In 1997 a survey of the sediments at Gondolin included the first sampling of the extensive ex situ dumpsite deposits at the locality via a test trench (Trench A). Materials removed from Trench A included fossiliferous breccia blocks from most, if not all, of the stratigraphic units present at the site (as well as loose fossil specimens sifted from decalcified sediments). From this sampled material (the GD A faunal assemblage), two isolated hominin teeth (representing two different individuals) were recovered. The first, GA 1, is a worn and fractured left molar that has not been confidently attributed to either genus or species (but resembles Homo in some features. In contrast, GA 2 is a complete left m2 that has been recently analysed and attributed to Paranthropus robustus (if from a large individual). (Note: Although Menter, Kuykendall, Keyser & Conroy 1999 and Grine, Jacobs, Reed & Plavcan 2012 describe the two hominin teeth as 'GDA-1' and 'GDA-2', neither specimen (or any of the other Trench A fossils) were formally numbered or accessioned prior to cataloging by Adams 2006. Following museum guidelines, the Trench A fossils were given the prefix 'GA' and not 'GDA-'; hence the specimens are more accurately referred to as 'GA 1' and 'GA 2'.)

The most recent excavations at Gondolin were undertaken in 2003 and 2004 to explore the largely decalcified GD 1 deposits along the northwestern rim of the Gondolin locality. A four-week excavation season produced a sample of 4,863 fossil specimens from approximately 50 m3 of soil overburden and naturally decalcified sediments that were screened with 1mm mesh. Critically, integration of taphonomic and geologic data from the GD 1 excavations indicated that fundamentally different processes of fossil record formation were occurring at Gondolin during the formation of the GD 1 and GD 2 fossil assemblages. This result highlighted the complex, heterogenous geologic processes that can influence fossil deposition and assemblage composition in South African cave systems during the late Pliocene and early Pleistocene.

==Fossil fauna==
The original description of fossil specimens from the GD 2 deposits only addressed a small portion of the assemblage. A single hominin tooth that was originally thought to have been derived from the GD 2 sampling was later determined to be an intrusive modern Homo tooth. A comprehensive reanalysis of the Gondolin GD 2 assemblage undertaken from 2002 to 2004 led to the identification of 95,549 total individual specimens (in contrast to the 90,663 specimens originally noted in 1993), of which 16,477 are identifiable craniodental (3,484) or postcranial (12,993) specimens; with the remaining 79,076 specimens being unidentifiable (primarily long bone diaphysis) fragments.

The assemblage composition described from this reanalysis differs in key respects from that of the initial 1993 description, including significant shifts in the specimen counts attributed to individual taxonomic categories (both numbers of individual specimens and minimum numbers of individuals) and the removal of several species (Hippopotamus sp., Antidorcas australis/marsupialis, Procavia transvaalensis).

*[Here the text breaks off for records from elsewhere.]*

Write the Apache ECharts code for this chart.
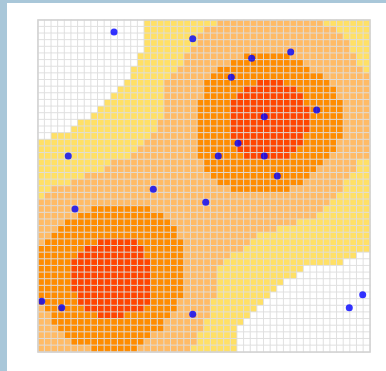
<!DOCTYPE html>
<html>
<head>
<meta charset="utf-8">
<script src="https://cdn.jsdelivr.net/npm/echarts@6/dist/echarts.min.js"></script>
<style>
html,body{margin:0;padding:0;background:#fff;}
#c{width:386px;height:371px;}
</style>
</head>
<body>
<div id="c"></div>
<script>
// level classes: 0 white, 1 yellow, 2 light orange, 3 orange, 4 red
const levelColors = ['#ffffff', '#ffe066', '#ffbb66', '#ff8c00', '#ff4500'];

// run-length rows (top row first): "level:count"
const rowRuns = [
  '0:16,1:11,2:16,1:7',
  '0:16,1:9,2:20,1:5',
  '0:16,1:8,2:22,1:4',
  '0:16,1:8,2:23,1:3',
  '0:16,1:7,2:24,1:3',
  '0:15,1:7,2:9,3:7,2:10,1:2',
  '0:15,1:7,2:7,3:11,2:8,1:2',
  '0:14,1:7,2:6,3:14,2:8,1:1',
  '0:14,1:6,2:6,3:17,2:7',
  '0:13,1:6,2:6,3:8,4:4,3:7,2:6',
  '0:12,1:7,2:6,3:6,4:8,3:6,2:5',
  '0:11,1:8,2:6,3:5,4:10,3:5,2:5',
  '0:10,1:9,2:5,3:5,4:11,3:6,2:4',
  '0:9,1:10,2:5,3:5,4:12,3:5,2:4',
  '0:8,1:11,2:5,3:5,4:12,3:5,2:4',
  '0:6,1:12,2:6,3:5,4:12,3:5,2:4',
  '0:5,1:13,2:6,3:5,4:12,3:5,2:4',
  '0:2,1:15,2:7,3:5,4:11,3:6,2:4',
  '1:16,2:8,3:6,4:10,3:5,2:5',
  '1:15,2:9,3:6,4:9,3:6,2:5',
  '1:14,2:10,3:7,4:7,3:6,2:6',
  '1:11,2:14,3:18,2:5,1:2',
  '1:10,2:15,3:17,2:6,1:2',
  '1:7,2:19,3:15,2:6,1:3',
  '1:5,2:22,3:13,2:6,1:4',
  '1:2,2:27,3:9,2:8,1:4',
  '1:1,2:44,1:5',
  '2:44,1:6',
  '2:8,3:9,2:26,1:7',
  '2:6,3:13,2:23,1:8',
  '2:4,3:16,2:19,1:11',
  '2:3,3:18,2:15,1:14',
  '2:2,3:19,2:12,1:17',
  '2:1,3:8,4:6,3:7,2:10,1:18',
  '3:7,4:9,3:6,2:9,1:19',
  '3:6,4:10,3:6,2:7,1:19,0:2',
  '3:5,4:12,3:5,2:6,1:18,0:4',
  '3:5,4:12,3:5,2:5,1:13,0:10',
  '3:5,4:12,3:5,2:5,1:12,0:11',
  '3:5,4:12,3:5,2:5,1:10,0:13',
  '3:5,4:12,3:5,2:5,1:9,0:14',
  '3:6,4:11,3:5,2:5,1:8,0:15',
  '3:6,4:11,3:4,2:5,1:8,0:16',
  '2:1,3:6,4:9,3:5,2:5,1:7,0:17',
  '2:2,3:7,4:4,3:7,2:6,1:6,0:18',
  '2:2,3:17,2:6,1:6,0:19',
  '2:3,3:16,2:6,1:5,0:20',
  '2:4,3:13,2:7,1:6,0:20',
  '2:5,3:11,2:8,1:6,0:20',
  '2:8,3:7,2:8,1:7,0:20'
];

// sample points, in grid units (x right, y up), 0..50
const pointX = [11.45, 23.30, 32.18, 38.06, 29.11, 41.97, 34.08, 30.12, 27.15, 34.08, 36.04, 4.56, 17.36, 25.26, 5.57, 0.56, 3.57, 23.30, 48.90, 46.88];
const pointY = [48.19, 47.18, 44.23, 45.18, 41.37, 36.45, 35.44, 31.43, 29.52, 29.52, 26.51, 29.52, 24.50, 22.55, 21.54, 7.63, 6.67, 5.68, 8.63, 6.67];

const N = 50;
const cols = [], rows = [];
for (let i = 0; i < N; i++) { cols.push(String(i)); rows.push(String(i)); }

const cells = [];
rowRuns.forEach(function (s, r) {
  let c = 0;
  s.split(',').forEach(function (seg) {
    const p = seg.split(':');
    const lv = +p[0], n = +p[1];
    for (let k = 0; k < n && c < N; k++, c++) cells.push([c, r, lv]);
  });
});

const pts = pointX.map(function (x, i) { return [x, pointY[i]]; });

const chart = echarts.init(document.getElementById('c'), null, {renderer: 'canvas'});
chart.setOption({
  animation: false,
  backgroundColor: '#ffffff',
  grid: {left: 38, top: 20, width: 332, height: 332, show: false},
  xAxis: [
    {type: 'category', data: cols, show: false},
    {type: 'value', min: 0, max: 50, show: false}
  ],
  yAxis: [
    {type: 'category', data: rows, inverse: true, show: false},
    {type: 'value', min: 0, max: 50, show: false}
  ],
  visualMap: {
    type: 'piecewise', show: false, seriesIndex: 0, dimension: 2,
    pieces: levelColors.map(function (col, i) { return {value: i, color: col}; })
  },
  series: [
    {
      type: 'heatmap', xAxisIndex: 0, yAxisIndex: 0, data: cells,
      itemStyle: {borderColor: 'rgba(222,222,222,0.9)', borderWidth: 1},
      emphasis: {disabled: true}
    },
    {
      type: 'scatter', xAxisIndex: 1, yAxisIndex: 1, data: pts,
      symbolSize: 7, itemStyle: {color: '#0000ff'}, z: 5
    }
  ],
  graphic: [
    {type: 'rect', shape: {x: 0, y: 0, width: 7, height: 371}, style: {fill: '#a9c7d9'}, z: 10},
    {type: 'rect', shape: {x: 0, y: 0, width: 386, height: 3}, style: {fill: '#a9c7d9'}, z: 10},
    {type: 'rect', shape: {x: 38, y: 20, width: 332, height: 332}, style: {fill: null, stroke: '#d2d2d2', lineWidth: 1.5}, z: 10}
  ]
});
</script>
</body>
</html>
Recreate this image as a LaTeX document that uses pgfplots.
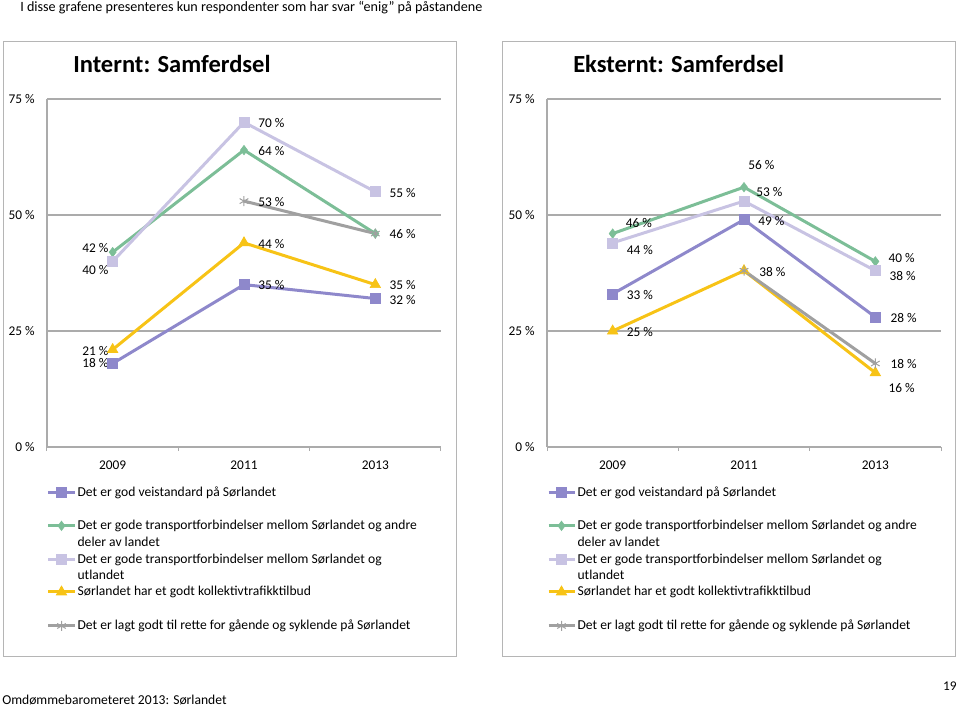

The revised description of the GD 2 assemblage also reinforced several unique features of the collection compared to other South African late Pliocene and Pleistocene:
- The numerical dominance of two rarely encountered antelope species - klipspringer (Oreotragus oreotragus) and a species of reduncin (Redunca sp.) similar to the extant mountain reedbuck (Redunca fulvorufula).
- The first described occurrence of the extinct porcupine (Hystrix makapanensis) from an assemblage other than the Makapansgat Member 3 deposits (including the first postcrania attributed to the species).
- The first comprehensive taphonomic analysis of a South African early Pleistocene assemblage solely derived from in situ deposits.
- A robust sample of directly associated cranial and postcranial remains for many fossil species, including several groupings of articulated fossils.
- The recovery of fragile elements including hyoids and fetal/neonatal remains.
- The absence of any identificable primate remains within the assemblage.

==Age of the deposits==
The Gondolin Palaeo-cave deposits have been dated using a combination of biostratigraphy and palaeomagnetism which indicate an age of around 1.8 million years.